Return the listing below verbatim. Pictures do not belong in the copy.

* Start PROVIDED MATERIAL *

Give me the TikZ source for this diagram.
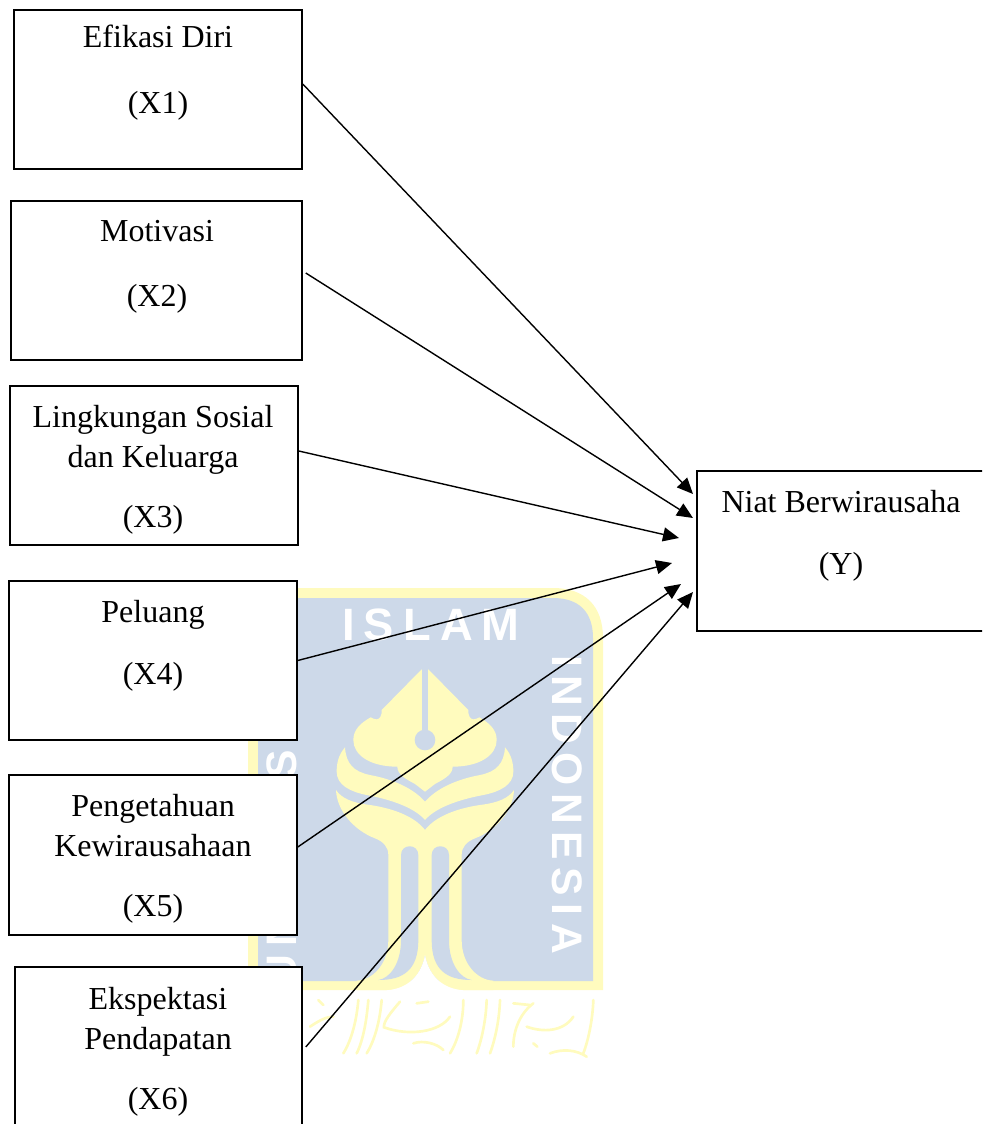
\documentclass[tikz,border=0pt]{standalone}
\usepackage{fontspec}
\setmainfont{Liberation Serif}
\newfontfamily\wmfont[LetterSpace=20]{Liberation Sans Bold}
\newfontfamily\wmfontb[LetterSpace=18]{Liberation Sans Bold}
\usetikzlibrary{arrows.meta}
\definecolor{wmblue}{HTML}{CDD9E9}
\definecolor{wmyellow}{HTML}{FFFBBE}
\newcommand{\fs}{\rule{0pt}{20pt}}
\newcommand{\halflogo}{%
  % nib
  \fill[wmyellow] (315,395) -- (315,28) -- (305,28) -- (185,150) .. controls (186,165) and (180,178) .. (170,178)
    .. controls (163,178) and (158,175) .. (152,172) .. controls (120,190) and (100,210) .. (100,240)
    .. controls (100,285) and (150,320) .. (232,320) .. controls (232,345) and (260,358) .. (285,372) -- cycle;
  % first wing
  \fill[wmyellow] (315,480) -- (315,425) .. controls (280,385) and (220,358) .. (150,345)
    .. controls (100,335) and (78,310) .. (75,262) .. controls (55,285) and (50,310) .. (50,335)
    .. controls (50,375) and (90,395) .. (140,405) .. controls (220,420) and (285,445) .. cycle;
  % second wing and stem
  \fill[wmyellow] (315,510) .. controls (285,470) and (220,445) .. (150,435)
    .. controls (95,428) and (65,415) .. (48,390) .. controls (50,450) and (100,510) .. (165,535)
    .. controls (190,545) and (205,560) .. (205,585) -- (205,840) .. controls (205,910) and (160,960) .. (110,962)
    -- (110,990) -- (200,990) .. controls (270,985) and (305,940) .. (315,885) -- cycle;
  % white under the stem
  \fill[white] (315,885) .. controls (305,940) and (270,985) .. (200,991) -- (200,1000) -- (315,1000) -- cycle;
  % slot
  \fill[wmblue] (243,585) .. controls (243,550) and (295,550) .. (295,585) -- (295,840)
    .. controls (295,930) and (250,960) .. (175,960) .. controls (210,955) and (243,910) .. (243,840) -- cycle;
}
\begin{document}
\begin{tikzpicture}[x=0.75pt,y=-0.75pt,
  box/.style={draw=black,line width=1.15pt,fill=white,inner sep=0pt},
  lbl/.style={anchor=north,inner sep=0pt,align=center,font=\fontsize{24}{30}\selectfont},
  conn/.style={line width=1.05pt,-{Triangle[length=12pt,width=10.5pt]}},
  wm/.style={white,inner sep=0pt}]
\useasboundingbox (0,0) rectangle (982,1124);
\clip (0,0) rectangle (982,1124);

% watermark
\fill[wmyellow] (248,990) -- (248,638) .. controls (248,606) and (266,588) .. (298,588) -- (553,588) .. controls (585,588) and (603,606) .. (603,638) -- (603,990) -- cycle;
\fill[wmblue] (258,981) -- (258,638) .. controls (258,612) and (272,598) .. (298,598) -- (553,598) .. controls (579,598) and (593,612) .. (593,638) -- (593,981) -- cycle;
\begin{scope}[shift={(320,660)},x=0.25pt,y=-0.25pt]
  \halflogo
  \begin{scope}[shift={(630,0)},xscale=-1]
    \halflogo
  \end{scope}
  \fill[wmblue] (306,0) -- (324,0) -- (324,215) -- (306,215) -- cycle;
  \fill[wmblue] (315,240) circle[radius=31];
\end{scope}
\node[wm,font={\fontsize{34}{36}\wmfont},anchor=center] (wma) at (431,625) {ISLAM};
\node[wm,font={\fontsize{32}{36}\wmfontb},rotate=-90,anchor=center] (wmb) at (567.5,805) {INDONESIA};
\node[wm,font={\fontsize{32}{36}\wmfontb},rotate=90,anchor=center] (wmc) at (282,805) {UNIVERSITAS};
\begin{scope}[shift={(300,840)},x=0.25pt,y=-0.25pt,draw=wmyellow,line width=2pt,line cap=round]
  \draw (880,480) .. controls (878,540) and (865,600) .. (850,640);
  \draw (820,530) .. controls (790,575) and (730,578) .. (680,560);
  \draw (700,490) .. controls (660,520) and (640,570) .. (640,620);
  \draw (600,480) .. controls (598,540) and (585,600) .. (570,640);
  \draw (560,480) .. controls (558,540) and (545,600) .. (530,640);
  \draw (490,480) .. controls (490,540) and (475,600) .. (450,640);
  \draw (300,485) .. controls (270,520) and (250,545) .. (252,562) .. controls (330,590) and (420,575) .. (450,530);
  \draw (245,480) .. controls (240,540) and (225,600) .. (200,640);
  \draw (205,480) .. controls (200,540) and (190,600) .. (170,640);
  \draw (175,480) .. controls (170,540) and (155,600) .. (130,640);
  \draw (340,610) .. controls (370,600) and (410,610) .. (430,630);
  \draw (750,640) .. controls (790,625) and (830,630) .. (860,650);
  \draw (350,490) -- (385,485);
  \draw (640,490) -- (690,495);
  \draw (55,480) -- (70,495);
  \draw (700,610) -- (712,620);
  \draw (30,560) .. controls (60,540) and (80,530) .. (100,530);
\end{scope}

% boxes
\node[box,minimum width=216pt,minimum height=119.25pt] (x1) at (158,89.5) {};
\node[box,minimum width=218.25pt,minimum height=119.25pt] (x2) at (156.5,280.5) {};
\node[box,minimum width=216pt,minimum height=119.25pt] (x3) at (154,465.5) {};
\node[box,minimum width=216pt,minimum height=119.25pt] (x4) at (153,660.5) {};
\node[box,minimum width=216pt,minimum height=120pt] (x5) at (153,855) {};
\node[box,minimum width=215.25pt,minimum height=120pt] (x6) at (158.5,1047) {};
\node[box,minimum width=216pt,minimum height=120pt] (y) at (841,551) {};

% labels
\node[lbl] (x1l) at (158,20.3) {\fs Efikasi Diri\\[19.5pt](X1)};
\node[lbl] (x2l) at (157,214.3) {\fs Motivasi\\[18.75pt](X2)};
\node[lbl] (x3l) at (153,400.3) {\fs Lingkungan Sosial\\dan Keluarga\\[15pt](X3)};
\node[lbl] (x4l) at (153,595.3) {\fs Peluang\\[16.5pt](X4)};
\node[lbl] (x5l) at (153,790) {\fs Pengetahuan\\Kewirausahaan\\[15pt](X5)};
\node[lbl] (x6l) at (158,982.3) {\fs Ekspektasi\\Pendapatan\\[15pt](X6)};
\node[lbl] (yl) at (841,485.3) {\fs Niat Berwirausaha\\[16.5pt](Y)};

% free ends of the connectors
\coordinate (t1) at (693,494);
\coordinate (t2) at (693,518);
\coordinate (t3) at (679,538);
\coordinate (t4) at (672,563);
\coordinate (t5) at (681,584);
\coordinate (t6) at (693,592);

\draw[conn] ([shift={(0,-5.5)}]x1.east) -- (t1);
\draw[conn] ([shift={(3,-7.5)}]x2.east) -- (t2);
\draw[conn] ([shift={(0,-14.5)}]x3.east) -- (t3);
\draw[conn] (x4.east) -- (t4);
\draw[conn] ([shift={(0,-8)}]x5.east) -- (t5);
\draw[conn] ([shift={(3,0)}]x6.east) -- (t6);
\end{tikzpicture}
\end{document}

* End PROVIDED MATERIAL *

== ANSWER BELOW ==
Give me the TikZ source for this diagram.
\documentclass[tikz,border=0pt]{standalone}
\usepackage{fontspec}
\setmainfont{Liberation Serif}
\newfontfamily\wmfont[LetterSpace=20]{Liberation Sans Bold}
\newfontfamily\wmfontb[LetterSpace=18]{Liberation Sans Bold}
\usetikzlibrary{arrows.meta}
\definecolor{wmblue}{HTML}{CDD9E9}
\definecolor{wmyellow}{HTML}{FFFBBE}
\newcommand{\fs}{\rule{0pt}{20pt}}
\newcommand{\halflogo}{%
  % nib
  \fill[wmyellow] (315,395) -- (315,28) -- (305,28) -- (185,150) .. controls (186,165) and (180,178) .. (170,178)
    .. controls (163,178) and (158,175) .. (152,172) .. controls (120,190) and (100,210) .. (100,240)
    .. controls (100,285) and (150,320) .. (232,320) .. controls (232,345) and (260,358) .. (285,372) -- cycle;
  % first wing
  \fill[wmyellow] (315,480) -- (315,425) .. controls (280,385) and (220,358) .. (150,345)
    .. controls (100,335) and (78,310) .. (75,262) .. controls (55,285) and (50,310) .. (50,335)
    .. controls (50,375) and (90,395) .. (140,405) .. controls (220,420) and (285,445) .. cycle;
  % second wing and stem
  \fill[wmyellow] (315,510) .. controls (285,470) and (220,445) .. (150,435)
    .. controls (95,428) and (65,415) .. (48,390) .. controls (50,450) and (100,510) .. (165,535)
    .. controls (190,545) and (205,560) .. (205,585) -- (205,840) .. controls (205,910) and (160,960) .. (110,962)
    -- (110,990) -- (200,990) .. controls (270,985) and (305,940) .. (315,885) -- cycle;
  % white under the stem
  \fill[white] (315,885) .. controls (305,940) and (270,985) .. (200,991) -- (200,1000) -- (315,1000) -- cycle;
  % slot
  \fill[wmblue] (243,585) .. controls (243,550) and (295,550) .. (295,585) -- (295,840)
    .. controls (295,930) and (250,960) .. (175,960) .. controls (210,955) and (243,910) .. (243,840) -- cycle;
}
\begin{document}
\begin{tikzpicture}[x=0.75pt,y=-0.75pt,
  box/.style={draw=black,line width=1.15pt,fill=white,inner sep=0pt},
  lbl/.style={anchor=north,inner sep=0pt,align=center,font=\fontsize{24}{30}\selectfont},
  conn/.style={line width=1.05pt,-{Triangle[length=12pt,width=10.5pt]}},
  wm/.style={white,inner sep=0pt}]
\useasboundingbox (0,0) rectangle (982,1124);
\clip (0,0) rectangle (982,1124);

% watermark
\fill[wmyellow] (248,990) -- (248,638) .. controls (248,606) and (266,588) .. (298,588) -- (553,588) .. controls (585,588) and (603,606) .. (603,638) -- (603,990) -- cycle;
\fill[wmblue] (258,981) -- (258,638) .. controls (258,612) and (272,598) .. (298,598) -- (553,598) .. controls (579,598) and (593,612) .. (593,638) -- (593,981) -- cycle;
\begin{scope}[shift={(320,660)},x=0.25pt,y=-0.25pt]
  \halflogo
  \begin{scope}[shift={(630,0)},xscale=-1]
    \halflogo
  \end{scope}
  \fill[wmblue] (306,0) -- (324,0) -- (324,215) -- (306,215) -- cycle;
  \fill[wmblue] (315,240) circle[radius=31];
\end{scope}
\node[wm,font={\fontsize{34}{36}\wmfont},anchor=center] (wma) at (431,625) {ISLAM};
\node[wm,font={\fontsize{32}{36}\wmfontb},rotate=-90,anchor=center] (wmb) at (567.5,805) {INDONESIA};
\node[wm,font={\fontsize{32}{36}\wmfontb},rotate=90,anchor=center] (wmc) at (282,805) {UNIVERSITAS};
\begin{scope}[shift={(300,840)},x=0.25pt,y=-0.25pt,draw=wmyellow,line width=2pt,line cap=round]
  \draw (880,480) .. controls (878,540) and (865,600) .. (850,640);
  \draw (820,530) .. controls (790,575) and (730,578) .. (680,560);
  \draw (700,490) .. controls (660,520) and (640,570) .. (640,620);
  \draw (600,480) .. controls (598,540) and (585,600) .. (570,640);
  \draw (560,480) .. controls (558,540) and (545,600) .. (530,640);
  \draw (490,480) .. controls (490,540) and (475,600) .. (450,640);
  \draw (300,485) .. controls (270,520) and (250,545) .. (252,562) .. controls (330,590) and (420,575) .. (450,530);
  \draw (245,480) .. controls (240,540) and (225,600) .. (200,640);
  \draw (205,480) .. controls (200,540) and (190,600) .. (170,640);
  \draw (175,480) .. controls (170,540) and (155,600) .. (130,640);
  \draw (340,610) .. controls (370,600) and (410,610) .. (430,630);
  \draw (750,640) .. controls (790,625) and (830,630) .. (860,650);
  \draw (350,490) -- (385,485);
  \draw (640,490) -- (690,495);
  \draw (55,480) -- (70,495);
  \draw (700,610) -- (712,620);
  \draw (30,560) .. controls (60,540) and (80,530) .. (100,530);
\end{scope}

% boxes
\node[box,minimum width=216pt,minimum height=119.25pt] (x1) at (158,89.5) {};
\node[box,minimum width=218.25pt,minimum height=119.25pt] (x2) at (156.5,280.5) {};
\node[box,minimum width=216pt,minimum height=119.25pt] (x3) at (154,465.5) {};
\node[box,minimum width=216pt,minimum height=119.25pt] (x4) at (153,660.5) {};
\node[box,minimum width=216pt,minimum height=120pt] (x5) at (153,855) {};
\node[box,minimum width=215.25pt,minimum height=120pt] (x6) at (158.5,1047) {};
\node[box,minimum width=216pt,minimum height=120pt] (y) at (841,551) {};

% labels
\node[lbl] (x1l) at (158,20.3) {\fs Efikasi Diri\\[19.5pt](X1)};
\node[lbl] (x2l) at (157,214.3) {\fs Motivasi\\[18.75pt](X2)};
\node[lbl] (x3l) at (153,400.3) {\fs Lingkungan Sosial\\dan Keluarga\\[15pt](X3)};
\node[lbl] (x4l) at (153,595.3) {\fs Peluang\\[16.5pt](X4)};
\node[lbl] (x5l) at (153,790) {\fs Pengetahuan\\Kewirausahaan\\[15pt](X5)};
\node[lbl] (x6l) at (158,982.3) {\fs Ekspektasi\\Pendapatan\\[15pt](X6)};
\node[lbl] (yl) at (841,485.3) {\fs Niat Berwirausaha\\[16.5pt](Y)};

% free ends of the connectors
\coordinate (t1) at (693,494);
\coordinate (t2) at (693,518);
\coordinate (t3) at (679,538);
\coordinate (t4) at (672,563);
\coordinate (t5) at (681,584);
\coordinate (t6) at (693,592);

\draw[conn] ([shift={(0,-5.5)}]x1.east) -- (t1);
\draw[conn] ([shift={(3,-7.5)}]x2.east) -- (t2);
\draw[conn] ([shift={(0,-14.5)}]x3.east) -- (t3);
\draw[conn] (x4.east) -- (t4);
\draw[conn] ([shift={(0,-8)}]x5.east) -- (t5);
\draw[conn] ([shift={(3,0)}]x6.east) -- (t6);
\end{tikzpicture}
\end{document}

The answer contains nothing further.